Posted August 15, 2017 9:30 am by Comments

By Christen Smith

Seized guns taken during Project Rebel, a joint operation involving Ontario, ATF and U.S. Immigration and Customs Enforcement. (Photo: The Canadian Press)
Guns recovered and traced in Canada increased 20 percent over the last five years, according to a federal report published last week.
The Bureau of Alcohol, Tobacco, Firearms and Explosives released international tracing data Wednesday for Canada, Central America, Mexico and the Caribbean gathered through the agency’s National Tracing Center.
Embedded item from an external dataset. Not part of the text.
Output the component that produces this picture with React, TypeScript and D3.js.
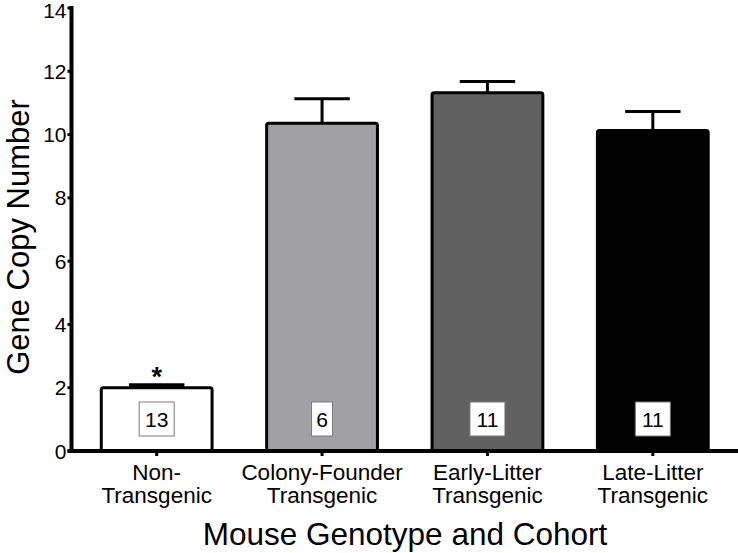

The ATF recovered more than 1,500 firearms in Canada last year, according to the report — a 3 percent increase over 2015 and 20 percent higher than 2011. The agency traced 45 percent of the recovered firearms back to U.S. retailers and another 30 percent to foreign countries. One quarter of the recovered guns were untraceable, the agency said.
The report offered several explanations for the untraceable guns, including missing or incomplete paperwork provided by a federally licensed firearms dealer, obliterated serial numbers, or recovering guns “too old to trace.”
“The success of a trace result, whether domestic or international, relies upon the accuracy of the supplied firearm identifiers,” the agency said in the report. “The necessary identifiers for a trace include manufacturer, importer (if applicable), model, caliber and serial number.”